Secondo un’altra agenzia semiufficiale, la “Isna”, era già pronta una lettera del presidente iraniano destinata agli ambasciatori di Cina, Russia, Gran Bretagna, Francia e Germania (lo scritto verrà consegnato anche e alla Alta Rappresentante per la politica estera dell’Unione Europea Federica Mogherini) per spiegare che le nuove attività pianificate rientrano nelle sezioni 26 e 36 dell’accordo del 2015. In particolare il primo prevede che Tehran possa riprendere del tutto o in parte le sue attività nucleari, se una delle parti firmatarie dell’intesa non la rispetta. ”Isna” ha scritto che Il contenuto dello scritto è stato anticipato ai diplomatici europei, assieme al rimbrotto per aver “mancato alle promesse”. In dicembre, ricorda la “Fars”, Ali Akbar Salehi, numero uno dell’organizzazione iraniana per l’energia atomica, aveva avvertito che il Paese poteva riprendere in qualsiasi momento l’arricchimento dell’uranio al 20 per cento, la percentuale che consente l’assemblaggio di una bomba atomica “sporca”, con le 1044 centrifughe dell’impianto di Fordow. “Possiamo – aveva minacciato – mettere nel cassetto il limite dei 300 chilogrammi, quando vogliamo e fare l’arricchimento a qualsiasi livello e per qualsiasi volume”.
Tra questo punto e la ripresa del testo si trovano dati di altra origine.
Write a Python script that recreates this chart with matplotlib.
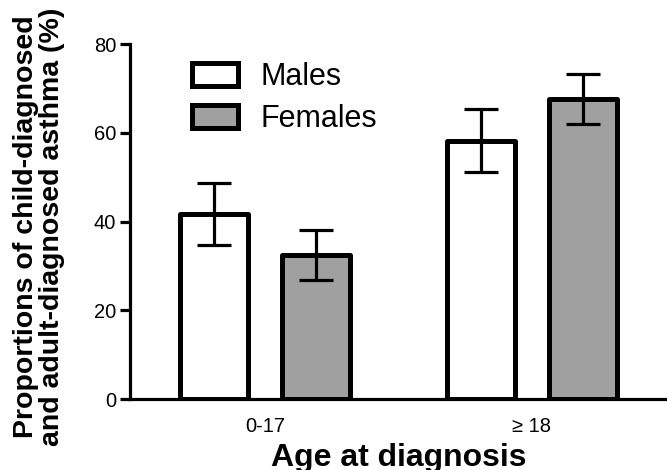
import matplotlib
matplotlib.use("Agg")
import matplotlib.pyplot as plt
import numpy as np

plt.rcParams["font.family"] = ["Liberation Sans", "DejaVu Sans"]

age_groups = ["0-17", "\u2265 18"]
series_names = ["Males", "Females"]
males = [41.7, 58.2]
females = [32.5, 67.6]
males_err = [7.0, 7.1]
females_err = [5.7, 5.6]
fill_colors = ["white", "#a0a0a0"]

fig = plt.figure(figsize=(6.67, 4.70), dpi=100)
ax = fig.add_axes([0.195, 0.151, 0.805, 0.755])

x = np.arange(len(age_groups))
width = 0.255
offset = 0.19
for vals, errs, name, color, sign in zip(
    [males, females], [males_err, females_err], series_names, fill_colors, [-1, 1]
):
    ax.bar(
        x + sign * offset, vals, width, color=color, edgecolor="black",
        linewidth=3.6, label=name, zorder=2, joinstyle="round",
    )
    ax.errorbar(
        x + sign * offset, vals, yerr=errs, fmt="none", ecolor="black",
        elinewidth=2.3, capsize=12, capthick=2.3, zorder=3,
    )

ax.set_xlim(-0.506, 1.506)
ax.set_ylim(0, 80)
ax.set_yticks([0, 20, 40, 60, 80])
ax.set_xticks(x)
ax.set_xticklabels(age_groups)
ax.tick_params(axis="y", length=7, width=2.3, labelsize=14.5, pad=3)
ax.tick_params(axis="x", length=0, labelsize=14.5, pad=13)
for side in ["top", "right"]:
    ax.spines[side].set_visible(False)
for side in ["left", "bottom"]:
    ax.spines[side].set_linewidth(2.3)

ax.set_ylabel(
    "Proportions of child-diagnosed\nand adult-diagnosed asthma (%)",
    fontsize=20.5, fontweight="bold", labelpad=21, linespacing=1.0,
)
ax.yaxis.label.set_y(0.486)
ax.set_xlabel("Age at diagnosis", fontsize=23, fontweight="bold", labelpad=5)

ax.legend(
    loc="upper left", bbox_to_anchor=(0.115, 0.95), frameon=False,
    fontsize=22, handlelength=1.5, handleheight=0.8, handletextpad=0.75,
    labelspacing=0.4, borderpad=0, borderaxespad=0,
)

fig.savefig("out.png", dpi=100)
Per il sottosegretario agli esteri Araqchi la trattativa sul nucleare potrebbe “morire ora in qualsiasi momento”. Nel primo discorso dopo la sua elezione nel 2013 Rouhani aveva enunciato lo stesso concetto ricordando un suo intervento del 2004. All’epoca guidava la delegazione iraniana che tentava di evitare un deferimento all’Onu per le attività nucleari del Paese. “Mentre parlavamo – ha raccontato alla “Fars” – con gli europei nella capitale, a Isfahan siamo passati dalla polvere concentrata di uranio al tetrafluoruro e all’esafluoruro, elementi cruciali per l’arricchimento”. Il suo modello era il Pakistan: “Se un giorno riusciamo a completare il ciclo del combustibile, e il mondo vede che non ha altra scelta, allora la situazione sarà diversa. Il mondo non voleva che il Pakistan costruisse la bomba atomica e neppure che il Brasile avesse il ciclo del combustibile. Il nostro problema è che non possiamo disporre né dell’uno né dell’altro. Siamo in piedi sulla soglia”.